Ed Roberts' interest in computers began in high school when he built a simple digital computer from relays. His first real experience with computers came while at Oklahoma State University where engineering students had free access to an IBM 1620 computer. Roberts' office at Weapons Laboratory had the state of the art Hewlett-Packard 9100A programmable calculator in 1968. In July 1970, a semiconductor company, Electronic Arrays, announced a set of six LSI ICs that would make a four-function calculator. Roberts was determined to design a calculator kit.

To fund the new project, Roberts sold 15% of MITS to fellow Air Force officer, Lieutenant William Yates. He also got an investment from another Weapons Laboratory officer, Major Ed Laughlin. Several other officers and scientist at the lab were interested in this state of the art calculator kit and helped with the design. Forrest Mims wrote the assembly manual in return for a calculator kit.

The MITS 816 was known as a "four-function" calculator; it could add, subtract, multiply and divide. The display was only 8-digits but the calculations were done to 16-digits of accuracy. The custom molded case gave the kit a professional appearance; the kit was $179 and an assembled unit was $275. The MITS 816 was featured on the November 1971 cover of Popular Electronics. Thousands of calculator orders came in each month, in contrast to poor results for previous kits that MITS had offered.

The steady flow of calculator sales allowed MITS to run full page advertisements in Radio-Electronics, Popular Electronics and Scientific American. In the June 1972 Radio-Electronics, MITS announced a 14 digit calculator (Model 1440) with memory and square root function for $199.95 kit and $249.95 assembled. The original 816 kit was reduced from $179 to $149.95. Both calculators could be controlled by upcoming programming unit.

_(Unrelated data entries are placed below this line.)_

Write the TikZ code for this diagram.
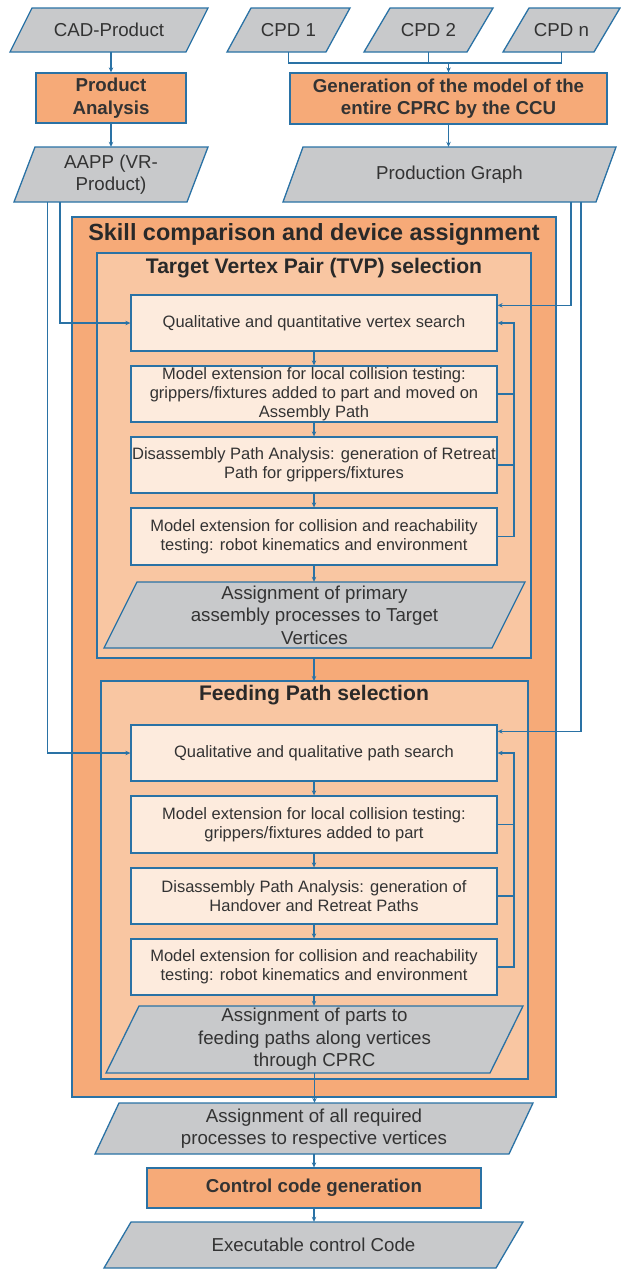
\documentclass[tikz,border=0pt]{standalone}
\usepackage{fontspec}
\setmainfont{Liberation Sans}
\usetikzlibrary{arrows.meta,calc}

\definecolor{linec}{HTML}{2A72A5}
\definecolor{grayf}{HTML}{C8C9CB}
\definecolor{orangeA}{HTML}{F6AA78}
\definecolor{orangeB}{HTML}{F9C6A2}
\definecolor{orangeC}{HTML}{FDEBDD}
\definecolor{txt}{HTML}{333333}

\newcommand\bodyfont{\fontsize{16.5}{19}\selectfont}
\newcommand\bigfont{\fontsize{18.7}{22.4}\selectfont}

% rectangular node from its corner coordinates
\newcommand\rectnode[7]{%
  \node[#6, minimum width={#4-#2}, minimum height={#5-#3}] (#1)
    at ({(#2+#4)/2},{(#3+#5)/2}) {#7};}
% data parallelogram: name, bottom-left x, top-right x, top y, bottom y, slant, style, text
\newcommand\paranode[8]{%
  \filldraw[#7] (#2,#5) -- ({#2+#6},#4) -- (#3,#4) -- ({#3-#6},#5) -- cycle;
  \node[ptext, minimum width={#3-#2}, minimum height={#5-#4}] (#1)
    at ({(#2+#3)/2},{(#4+#5)/2}) {#8};}

\tikzset{
  outline/.style={draw=linec, line width=1.3pt},
  databox/.style={outline, fill=grayf},
  ptext/.style={inner sep=0pt, align=center, text=txt, font=\bigfont},
  procbox/.style={outline, fill=orangeA, inner sep=0pt, align=center, text=txt, font=\bigfont\bfseries},
  stepbox/.style={outline, fill=orangeC, inner sep=0pt, align=center, text=txt, font=\bodyfont},
  conn/.style={draw=linec, line width=1.1pt},
  arr/.style={conn, -{Stealth[length=5pt,width=4.5pt]}},
  grouptitle/.style={text=txt!80!black, font=\fontsize{21.1}{24}\selectfont\bfseries, inner sep=0pt},
}

\begin{document}
\begin{tikzpicture}[x=1pt,y=-1pt]
\useasboundingbox (0,0) rectangle (621,1270);

% inputs
\paranode{cad}{10}{208}{8}{52}{22}{databox}{CAD-Product}
\paranode{cpda}{227}{350}{8}{52}{24}{databox}{CPD 1}
\paranode{cpdb}{364}{493}{8}{52}{26}{databox}{CPD 2}
\paranode{cpdn}{503}{620}{8}{52}{26}{databox}{CPD n}

\rectnode{pa}{36}{73}{186}{123}{procbox}{Product\\Analysis}
\rectnode{gen}{290}{73}{607}{124}{procbox}{Generation of the model of the\\entire CPRC by the CCU}

\paranode{aapp}{14}{208}{147}{202}{21}{databox}{AAPP (VR-\\Product)}
\paranode{pg}{283}{616}{147}{202}{20}{databox}{Production Graph}

% nested group frames
\filldraw[outline, fill=orangeA] (72,217) rectangle (556,1097);
\node[grouptitle, font=\fontsize{23.4}{26}\selectfont\bfseries] (skilltitle) at (314,234) {Skill comparison and device assignment};

\filldraw[outline, fill=orangeB] (97,253) rectangle (531,658);
\coordinate (tvpN) at (314,253);
\coordinate (tvpS) at (314,658);
\node[grouptitle] (tvptitle) at (314,268) {Target Vertex Pair (TVP) selection};

\rectnode{vs}{131}{295}{497}{351}{stepbox}{Qualitative and quantitative vertex search}
\rectnode{vb2}{131}{366}{497}{422}{stepbox}{Model extension for local collision testing:\\grippers/fixtures added to part and moved on\\Assembly Path}
\rectnode{vb3}{131}{437}{497}{493}{stepbox}{Disassembly Path Analysis: generation of Retreat\\Path for grippers/fixtures}
\rectnode{vb4}{131}{508}{497}{565}{stepbox}{Model extension for collision and reachability\\testing: robot kinematics and environment}
\paranode{apa}{104}{525}{582}{648}{33}{databox}{Assignment of primary\\assembly processes to Target\\Vertices}

\filldraw[outline, fill=orangeB] (101,681) rectangle (528,1079);
\coordinate (fdN) at (314,681);
\node[grouptitle] (fdtitle) at (314,695) {Feeding Path selection};

\rectnode{ps}{131}{725}{497}{781}{stepbox}{Qualitative and qualitative path search}
\rectnode{pb2}{131}{796}{497}{853}{stepbox}{Model extension for local collision testing:\\grippers/fixtures added to part}
\rectnode{pb3}{131}{868}{497}{924}{stepbox}{Disassembly Path Analysis: generation of\\Handover and Retreat Paths}
\rectnode{pb4}{131}{939}{497}{995}{stepbox}{Model extension for collision and reachability\\testing: robot kinematics and environment}
\paranode{apf}{106}{523}{1006}{1073}{33}{databox}{Assignment of parts to\\feeding paths along vertices\\through CPRC}

% outputs
\paranode{aar}{95}{533}{1103}{1154}{24}{databox}{Assignment of all required\\processes to respective vertices}
\rectnode{ccg}{147}{1168}{481}{1208}{procbox}{Control code generation}
\paranode{exe}{104}{523}{1222}{1268}{27}{databox}{Executable control Code}

% routing helpers
\coordinate (bus) at (0,63);
\coordinate (aL1) at (47.5,0);
\coordinate (aL2) at (60,0);
\coordinate (pR1) at (571,0);
\coordinate (pR2) at (581,0);
\coordinate (fb) at (514,0);

% connectors at the top
\draw[arr] (cad.south -| pa.north) -- (pa.north);
\draw[arr] (pa.south) -- (pa.south |- aapp.north);
\draw[conn] (cpda.south) |- (cpdn.south |- bus) -- (cpdn.south);
\draw[conn] (cpdb.south) -- (cpdb.south |- bus);
\draw[arr] (gen.north |- bus) -- (gen.north);
\draw[arr] (gen.south) -- (gen.south |- pg.north);

% inputs into the two searches
\draw[arr] (aapp.south -| aL2) |- (vs.west);
\draw[arr] (aapp.south -| aL1) |- (ps.west);
\draw[arr] (pg.south -| pR1) |- ($(vs.north east)+(0,11)$);
\draw[arr] (pg.south -| pR2) |- ($(ps.north east)+(0,7)$);

% TVP chain
\draw[arr] (vs.south) -- (vb2.north);
\draw[arr] (vb2.south) -- (vb3.north);
\draw[arr] (vb3.south) -- (vb4.north);
\draw[arr] (vb4.south) -- (vb4.south |- apa.north);
\draw[arr] (vb4.east) -| (fb |- vs.east) -- (vs.east);
\draw[conn] (vb2.east) -- (vb2.east -| fb);
\draw[conn] (vb3.east) -- (vb3.east -| fb);

\draw[arr] (tvpS) -- (fdN);

% feeding chain
\draw[arr] (ps.south) -- (pb2.north);
\draw[arr] (pb2.south) -- (pb3.north);
\draw[arr] (pb3.south) -- (pb4.north);
\draw[arr] (pb4.south) -- (pb4.south |- apf.north);
\draw[arr] (pb4.east) -| (fb |- ps.east) -- (ps.east);
\draw[conn] (pb2.east) -- (pb2.east -| fb);
\draw[conn] (pb3.east) -- (pb3.east -| fb);

% final steps
\draw[arr] (apf.south) -- (apf.south |- aar.north);
\draw[arr] (aar.south) -- (aar.south |- ccg.north);
\draw[arr] (ccg.south) -- (ccg.south |- exe.north);
\end{tikzpicture}
\end{document}
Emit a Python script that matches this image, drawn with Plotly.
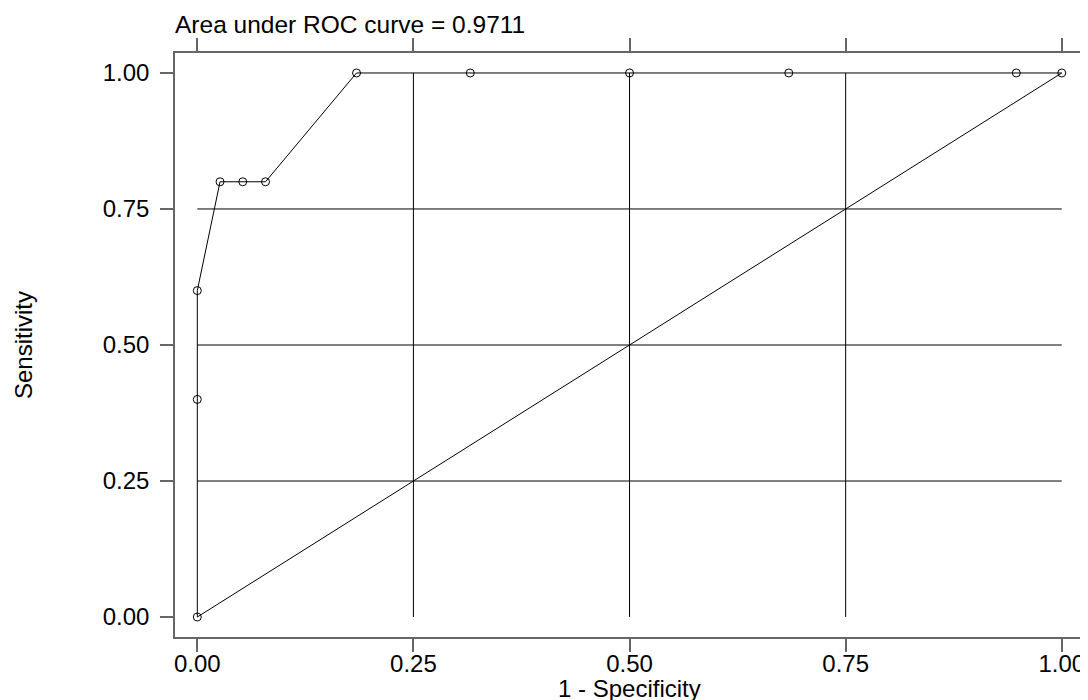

The monthly sales reached $100,000 in March 1973 and MITS moved to larger building with 10,000 square feet (930 square meters) of space. To meet the demand for assembled calculators, an automated wave solder machine was installed. In 1973 MITS was selling every calculator they could make, 110 employees worked in two shifts assembling calculators.

The functionality of calculator ICs increased at a rapid pace and Roberts was designing and producing new models. The MITS 7400 scientific and engineering calculator was introduced in December 1972. It featured trigonometric functions, polar to rectangular conversion, two memories, and up to a seven-level stack. A kit with a three-level stack was $299.95 and an assembled unit with a seven-level stack was $419.95. The next month the Series 1200 four-function pocket calculators were announced. The six-digit model was $59.95 and the twelve-digit model was $99.95.

The Programmer accessory had been mentioned in the earliest advertisement but it was not featured until March 1974. This was the same size as a desktop calculator and could hold 256 programming steps. (It could be expanded to 512 steps.) It was limited to emulating calculator key presses and simple sequence branching. The programming was done by entering hexadecimal key codes. The combination of the MITS 7440 calculator and the programmer was not nearly as sophisticated as the HP 9830 calculator but $400 for both kits was a fraction of the HP price.